Records
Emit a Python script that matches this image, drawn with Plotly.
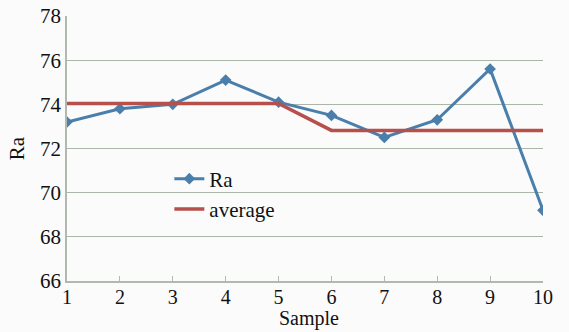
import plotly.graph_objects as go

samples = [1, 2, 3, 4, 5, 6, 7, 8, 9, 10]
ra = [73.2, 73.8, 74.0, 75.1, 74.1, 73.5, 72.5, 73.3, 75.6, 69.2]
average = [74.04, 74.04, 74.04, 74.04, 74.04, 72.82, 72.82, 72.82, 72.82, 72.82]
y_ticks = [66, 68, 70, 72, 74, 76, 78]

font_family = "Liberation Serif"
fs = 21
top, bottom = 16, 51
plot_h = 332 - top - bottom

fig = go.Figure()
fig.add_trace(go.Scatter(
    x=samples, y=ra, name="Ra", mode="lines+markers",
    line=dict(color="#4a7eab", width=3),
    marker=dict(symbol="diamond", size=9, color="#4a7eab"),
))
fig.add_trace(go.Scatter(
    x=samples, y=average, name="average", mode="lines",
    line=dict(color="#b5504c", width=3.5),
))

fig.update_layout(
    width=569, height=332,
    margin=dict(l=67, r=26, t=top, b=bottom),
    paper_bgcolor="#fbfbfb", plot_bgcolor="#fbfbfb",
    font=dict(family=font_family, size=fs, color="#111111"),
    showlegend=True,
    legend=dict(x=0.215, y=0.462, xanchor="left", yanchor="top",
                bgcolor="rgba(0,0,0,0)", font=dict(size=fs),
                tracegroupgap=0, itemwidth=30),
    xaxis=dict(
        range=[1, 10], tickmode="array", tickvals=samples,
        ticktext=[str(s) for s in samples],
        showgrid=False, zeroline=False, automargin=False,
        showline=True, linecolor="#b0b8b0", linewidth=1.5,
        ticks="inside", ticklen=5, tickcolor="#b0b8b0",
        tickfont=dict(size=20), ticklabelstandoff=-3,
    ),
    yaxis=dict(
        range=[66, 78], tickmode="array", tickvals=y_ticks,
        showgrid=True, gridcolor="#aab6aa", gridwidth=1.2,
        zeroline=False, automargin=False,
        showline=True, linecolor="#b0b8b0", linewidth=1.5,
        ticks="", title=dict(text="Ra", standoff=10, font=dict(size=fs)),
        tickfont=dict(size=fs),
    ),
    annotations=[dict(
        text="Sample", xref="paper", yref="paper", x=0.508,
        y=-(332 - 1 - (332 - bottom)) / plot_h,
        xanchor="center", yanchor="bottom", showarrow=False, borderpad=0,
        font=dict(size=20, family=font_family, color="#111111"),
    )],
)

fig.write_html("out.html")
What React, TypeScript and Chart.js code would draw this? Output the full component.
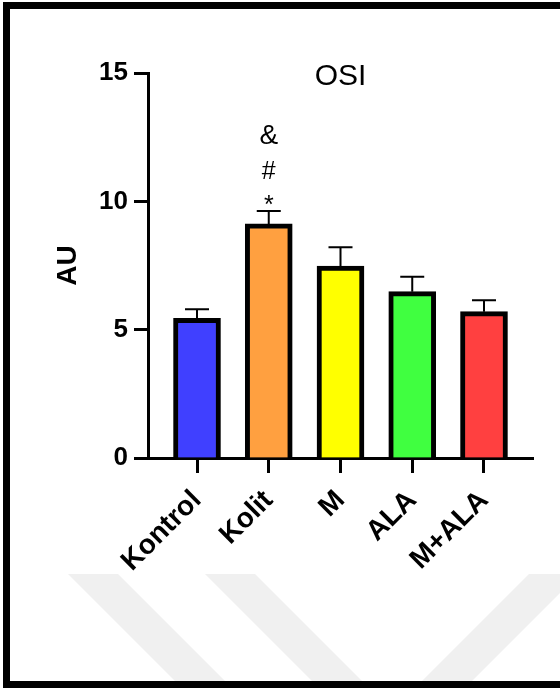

TASK TO CARRY OUT
Leave out the pictures and transcribe everything else exactly.

THE RESPONSE
Emit a Python script that matches this image, drawn with Plotly.
import plotly.graph_objects as go

samples = [1, 2, 3, 4, 5, 6, 7, 8, 9, 10]
ra = [73.2, 73.8, 74.0, 75.1, 74.1, 73.5, 72.5, 73.3, 75.6, 69.2]
average = [74.04, 74.04, 74.04, 74.04, 74.04, 72.82, 72.82, 72.82, 72.82, 72.82]
y_ticks = [66, 68, 70, 72, 74, 76, 78]

font_family = "Liberation Serif"
fs = 21
top, bottom = 16, 51
plot_h = 332 - top - bottom

fig = go.Figure()
fig.add_trace(go.Scatter(
    x=samples, y=ra, name="Ra", mode="lines+markers",
    line=dict(color="#4a7eab", width=3),
    marker=dict(symbol="diamond", size=9, color="#4a7eab"),
))
fig.add_trace(go.Scatter(
    x=samples, y=average, name="average", mode="lines",
    line=dict(color="#b5504c", width=3.5),
))

fig.update_layout(
    width=569, height=332,
    margin=dict(l=67, r=26, t=top, b=bottom),
    paper_bgcolor="#fbfbfb", plot_bgcolor="#fbfbfb",
    font=dict(family=font_family, size=fs, color="#111111"),
    showlegend=True,
    legend=dict(x=0.215, y=0.462, xanchor="left", yanchor="top",
                bgcolor="rgba(0,0,0,0)", font=dict(size=fs),
                tracegroupgap=0, itemwidth=30),
    xaxis=dict(
        range=[1, 10], tickmode="array", tickvals=samples,
        ticktext=[str(s) for s in samples],
        showgrid=False, zeroline=False, automargin=False,
        showline=True, linecolor="#b0b8b0", linewidth=1.5,
        ticks="inside", ticklen=5, tickcolor="#b0b8b0",
        tickfont=dict(size=20), ticklabelstandoff=-3,
    ),
    yaxis=dict(
        range=[66, 78], tickmode="array", tickvals=y_ticks,
        showgrid=True, gridcolor="#aab6aa", gridwidth=1.2,
        zeroline=False, automargin=False,
        showline=True, linecolor="#b0b8b0", linewidth=1.5,
        ticks="", title=dict(text="Ra", standoff=10, font=dict(size=fs)),
        tickfont=dict(size=fs),
    ),
    annotations=[dict(
        text="Sample", xref="paper", yref="paper", x=0.508,
        y=-(332 - 1 - (332 - bottom)) / plot_h,
        xanchor="center", yanchor="bottom", showarrow=False, borderpad=0,
        font=dict(size=20, family=font_family, color="#111111"),
    )],
)

fig.write_html("out.html")
What React, TypeScript and Chart.js code would draw this? Output the full component.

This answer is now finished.